WHAT THE TASK ASKS: Retype only what runs from the first line of the listing to the line holding "const LIGHTBLUE = '#2a9cf2';", both included. Do not retype the pictures.

##############################

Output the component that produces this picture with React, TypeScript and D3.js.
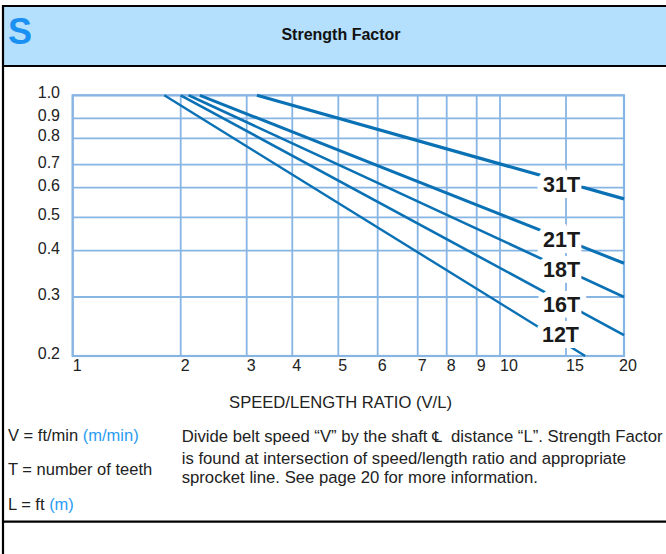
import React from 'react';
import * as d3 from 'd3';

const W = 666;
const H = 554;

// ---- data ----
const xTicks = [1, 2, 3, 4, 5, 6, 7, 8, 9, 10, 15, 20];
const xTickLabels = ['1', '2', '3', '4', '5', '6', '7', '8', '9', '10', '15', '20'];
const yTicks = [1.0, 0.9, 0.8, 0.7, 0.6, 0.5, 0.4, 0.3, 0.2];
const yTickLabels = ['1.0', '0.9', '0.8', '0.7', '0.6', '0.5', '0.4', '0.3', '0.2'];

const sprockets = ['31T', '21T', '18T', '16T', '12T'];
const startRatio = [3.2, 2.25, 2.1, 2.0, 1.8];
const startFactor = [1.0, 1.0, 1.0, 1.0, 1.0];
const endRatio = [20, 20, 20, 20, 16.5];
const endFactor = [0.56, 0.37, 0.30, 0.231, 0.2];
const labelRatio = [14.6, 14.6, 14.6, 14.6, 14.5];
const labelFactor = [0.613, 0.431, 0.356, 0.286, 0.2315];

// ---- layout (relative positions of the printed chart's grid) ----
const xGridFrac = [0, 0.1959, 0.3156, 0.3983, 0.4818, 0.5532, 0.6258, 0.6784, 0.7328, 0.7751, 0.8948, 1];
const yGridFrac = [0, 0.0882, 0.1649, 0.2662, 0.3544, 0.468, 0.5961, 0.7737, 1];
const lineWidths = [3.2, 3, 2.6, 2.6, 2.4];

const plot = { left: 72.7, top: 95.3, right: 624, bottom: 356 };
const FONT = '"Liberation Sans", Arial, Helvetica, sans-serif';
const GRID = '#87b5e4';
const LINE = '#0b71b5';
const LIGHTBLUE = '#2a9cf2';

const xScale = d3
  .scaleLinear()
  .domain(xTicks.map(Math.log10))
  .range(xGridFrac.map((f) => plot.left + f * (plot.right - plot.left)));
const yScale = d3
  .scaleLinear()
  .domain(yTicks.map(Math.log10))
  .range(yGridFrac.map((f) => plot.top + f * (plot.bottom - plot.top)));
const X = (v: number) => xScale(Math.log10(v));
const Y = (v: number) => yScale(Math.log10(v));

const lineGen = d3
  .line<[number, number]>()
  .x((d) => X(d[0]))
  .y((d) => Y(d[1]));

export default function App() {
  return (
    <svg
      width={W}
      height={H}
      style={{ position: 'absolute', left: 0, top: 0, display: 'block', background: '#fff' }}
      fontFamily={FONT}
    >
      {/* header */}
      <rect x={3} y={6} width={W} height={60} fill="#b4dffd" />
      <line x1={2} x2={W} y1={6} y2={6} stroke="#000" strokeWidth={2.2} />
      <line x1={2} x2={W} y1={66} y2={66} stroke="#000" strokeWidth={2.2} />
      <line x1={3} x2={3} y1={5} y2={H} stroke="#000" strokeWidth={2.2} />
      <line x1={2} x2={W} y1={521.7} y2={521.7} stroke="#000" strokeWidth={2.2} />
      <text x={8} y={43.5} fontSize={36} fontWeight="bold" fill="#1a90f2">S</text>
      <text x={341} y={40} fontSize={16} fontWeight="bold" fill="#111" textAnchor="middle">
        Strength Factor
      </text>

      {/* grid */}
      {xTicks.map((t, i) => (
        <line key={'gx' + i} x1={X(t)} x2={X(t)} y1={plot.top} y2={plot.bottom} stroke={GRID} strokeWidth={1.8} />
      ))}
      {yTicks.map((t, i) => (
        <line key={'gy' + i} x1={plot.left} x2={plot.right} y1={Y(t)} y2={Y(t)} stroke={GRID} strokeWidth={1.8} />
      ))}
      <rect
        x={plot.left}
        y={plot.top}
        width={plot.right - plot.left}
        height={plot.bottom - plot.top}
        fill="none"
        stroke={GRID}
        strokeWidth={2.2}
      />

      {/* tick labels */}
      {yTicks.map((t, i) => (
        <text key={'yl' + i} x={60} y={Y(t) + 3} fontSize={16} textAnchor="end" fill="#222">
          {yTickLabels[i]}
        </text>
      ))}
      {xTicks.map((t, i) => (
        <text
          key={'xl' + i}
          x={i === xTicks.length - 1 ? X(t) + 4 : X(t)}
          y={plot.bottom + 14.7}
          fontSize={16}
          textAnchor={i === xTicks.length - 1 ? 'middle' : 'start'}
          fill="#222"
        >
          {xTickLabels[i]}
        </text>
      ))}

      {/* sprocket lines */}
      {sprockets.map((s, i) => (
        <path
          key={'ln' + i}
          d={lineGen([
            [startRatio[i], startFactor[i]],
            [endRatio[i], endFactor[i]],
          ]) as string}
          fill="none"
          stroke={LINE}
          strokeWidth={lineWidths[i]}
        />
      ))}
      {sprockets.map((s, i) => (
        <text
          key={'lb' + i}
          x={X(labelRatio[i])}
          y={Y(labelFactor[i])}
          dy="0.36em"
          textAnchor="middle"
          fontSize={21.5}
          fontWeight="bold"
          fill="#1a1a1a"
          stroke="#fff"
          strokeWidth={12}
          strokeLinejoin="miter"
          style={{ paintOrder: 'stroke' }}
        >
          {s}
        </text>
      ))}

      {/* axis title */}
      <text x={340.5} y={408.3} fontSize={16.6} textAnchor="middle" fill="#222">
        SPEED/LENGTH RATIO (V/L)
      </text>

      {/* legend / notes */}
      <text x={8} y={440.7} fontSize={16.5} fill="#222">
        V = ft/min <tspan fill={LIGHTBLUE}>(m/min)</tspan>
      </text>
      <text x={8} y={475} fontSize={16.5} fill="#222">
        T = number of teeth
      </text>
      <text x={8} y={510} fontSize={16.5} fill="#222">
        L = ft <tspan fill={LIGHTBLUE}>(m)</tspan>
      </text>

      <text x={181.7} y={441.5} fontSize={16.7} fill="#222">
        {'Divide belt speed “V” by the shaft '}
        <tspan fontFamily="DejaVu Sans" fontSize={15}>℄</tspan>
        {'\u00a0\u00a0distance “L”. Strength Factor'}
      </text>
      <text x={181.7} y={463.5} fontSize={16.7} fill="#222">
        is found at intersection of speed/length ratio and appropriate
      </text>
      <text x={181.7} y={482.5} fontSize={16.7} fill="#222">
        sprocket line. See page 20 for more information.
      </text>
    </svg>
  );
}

##############################

WORKED SOLUTION:
Output the component that produces this picture with React, TypeScript and D3.js.
import React from 'react';
import * as d3 from 'd3';

const W = 666;
const H = 554;

// ---- data ----
const xTicks = [1, 2, 3, 4, 5, 6, 7, 8, 9, 10, 15, 20];
const xTickLabels = ['1', '2', '3', '4', '5', '6', '7', '8', '9', '10', '15', '20'];
const yTicks = [1.0, 0.9, 0.8, 0.7, 0.6, 0.5, 0.4, 0.3, 0.2];
const yTickLabels = ['1.0', '0.9', '0.8', '0.7', '0.6', '0.5', '0.4', '0.3', '0.2'];

const sprockets = ['31T', '21T', '18T', '16T', '12T'];
const startRatio = [3.2, 2.25, 2.1, 2.0, 1.8];
const startFactor = [1.0, 1.0, 1.0, 1.0, 1.0];
const endRatio = [20, 20, 20, 20, 16.5];
const endFactor = [0.56, 0.37, 0.30, 0.231, 0.2];
const labelRatio = [14.6, 14.6, 14.6, 14.6, 14.5];
const labelFactor = [0.613, 0.431, 0.356, 0.286, 0.2315];

// ---- layout (relative positions of the printed chart's grid) ----
const xGridFrac = [0, 0.1959, 0.3156, 0.3983, 0.4818, 0.5532, 0.6258, 0.6784, 0.7328, 0.7751, 0.8948, 1];
const yGridFrac = [0, 0.0882, 0.1649, 0.2662, 0.3544, 0.468, 0.5961, 0.7737, 1];
const lineWidths = [3.2, 3, 2.6, 2.6, 2.4];

const plot = { left: 72.7, top: 95.3, right: 624, bottom: 356 };
const FONT = '"Liberation Sans", Arial, Helvetica, sans-serif';
const GRID = '#87b5e4';
const LINE = '#0b71b5';
const LIGHTBLUE = '#2a9cf2';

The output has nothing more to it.